It looks like the Verde Valley is sticking together on this one.
Camp Verde is the latest Valley community to jump on the bandwagon in opposition to the pumping of water from the Big Chino aquifer, suspected to be the headwaters of the Verde River.
Councilman Tony Gioia’s request for council members to take a strong stand was approved Wednesday evening by a unanimous vote.
Also this week, the City of Cottonwood passed a similar resolution. Clarkdale and Jerome passed one on Nov. 28 and Sedona is expected to take the same action next week.
The City of Prescott has proposed pumping the Big Chino water to provide Prescott water to the 4,000-home Del Rio development on the north side of Chino Valley. In exchange, Del Rio will build a pipeline to the city’s well in the Big Chino aquifer, an idea supported by the Prescott City Council just last month.

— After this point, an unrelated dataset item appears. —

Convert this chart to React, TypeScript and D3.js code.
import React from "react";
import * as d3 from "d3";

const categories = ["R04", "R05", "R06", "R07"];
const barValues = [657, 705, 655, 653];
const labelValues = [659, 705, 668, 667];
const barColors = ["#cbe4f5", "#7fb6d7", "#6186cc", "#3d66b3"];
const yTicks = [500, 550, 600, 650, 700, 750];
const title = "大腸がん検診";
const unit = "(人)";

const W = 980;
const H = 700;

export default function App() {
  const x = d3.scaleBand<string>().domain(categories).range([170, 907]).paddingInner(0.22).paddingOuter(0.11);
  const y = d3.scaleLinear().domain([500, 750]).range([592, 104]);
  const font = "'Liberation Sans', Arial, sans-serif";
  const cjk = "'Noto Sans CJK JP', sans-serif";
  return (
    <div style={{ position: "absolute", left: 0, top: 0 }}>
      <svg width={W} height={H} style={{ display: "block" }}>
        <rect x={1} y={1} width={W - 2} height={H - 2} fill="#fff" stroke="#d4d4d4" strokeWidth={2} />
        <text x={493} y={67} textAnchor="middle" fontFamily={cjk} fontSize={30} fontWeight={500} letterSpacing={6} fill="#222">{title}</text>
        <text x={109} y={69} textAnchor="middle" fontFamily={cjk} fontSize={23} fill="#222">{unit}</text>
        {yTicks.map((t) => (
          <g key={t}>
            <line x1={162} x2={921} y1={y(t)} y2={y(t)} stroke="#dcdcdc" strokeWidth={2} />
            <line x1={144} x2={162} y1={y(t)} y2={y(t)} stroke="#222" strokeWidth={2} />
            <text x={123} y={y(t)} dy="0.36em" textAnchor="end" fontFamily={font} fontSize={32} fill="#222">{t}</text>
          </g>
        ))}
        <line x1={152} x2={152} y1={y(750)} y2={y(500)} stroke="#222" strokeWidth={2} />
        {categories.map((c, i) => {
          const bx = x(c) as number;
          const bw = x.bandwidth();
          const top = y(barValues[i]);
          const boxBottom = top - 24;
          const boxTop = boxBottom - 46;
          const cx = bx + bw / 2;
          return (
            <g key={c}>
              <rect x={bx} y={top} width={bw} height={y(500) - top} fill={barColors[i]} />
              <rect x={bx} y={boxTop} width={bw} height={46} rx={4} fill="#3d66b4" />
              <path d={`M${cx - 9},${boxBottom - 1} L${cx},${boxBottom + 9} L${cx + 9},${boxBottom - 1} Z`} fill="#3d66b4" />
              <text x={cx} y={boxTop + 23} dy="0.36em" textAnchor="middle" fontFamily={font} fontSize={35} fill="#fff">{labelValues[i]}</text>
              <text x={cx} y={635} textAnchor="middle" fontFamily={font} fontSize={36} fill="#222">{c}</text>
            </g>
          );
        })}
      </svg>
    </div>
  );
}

The Camp Verde council based its decision to fight pumping because regional long-term water management decisions should be based on scientific evidence that has not yet been determined, explained Gioia. In 1999, the state of Arizona allocated funding for scientific studies for the upper and middle Verde River with a particular emphasis on the Upper Verde studies in determining any impact resulting from increased pumping in the Big Chino area.

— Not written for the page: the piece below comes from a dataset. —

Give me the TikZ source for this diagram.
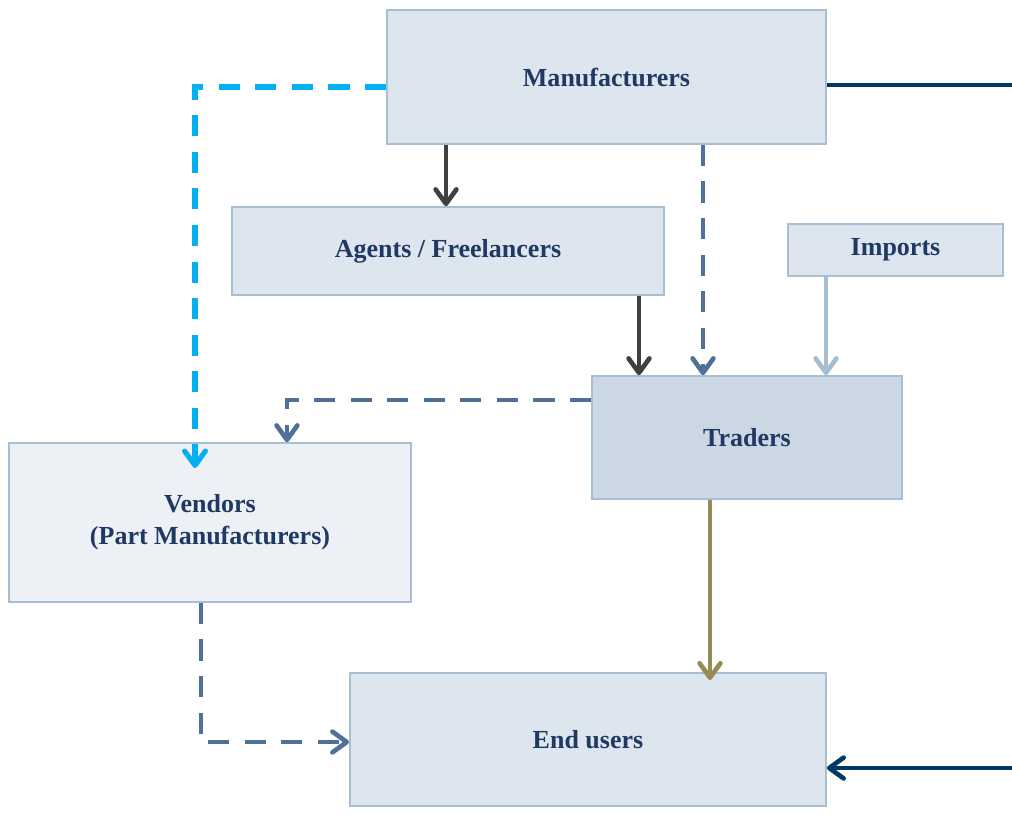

The resolution passed by the Camp Verde council states, "The major and common council of the town of Camp Verde are opposed to any pumping from the Big Chino Aquifer such as that proposed by the City of Prescott and or any other partners, until all the Verde River Watershed funded and proposed scientific studies have been completed and evaluated, in order to provide strong and convincing evidence that such pumping will cause no negative impact on the flow of the Verde River."
Yavapai County Supervisor Chip Davis has gone on record strongly opposed to the Prescott decision. Gioia is a member of the Yavapai County Water Advisory Committee, a committee that Davis helped formed and that has openly criticized Prescott’s plans.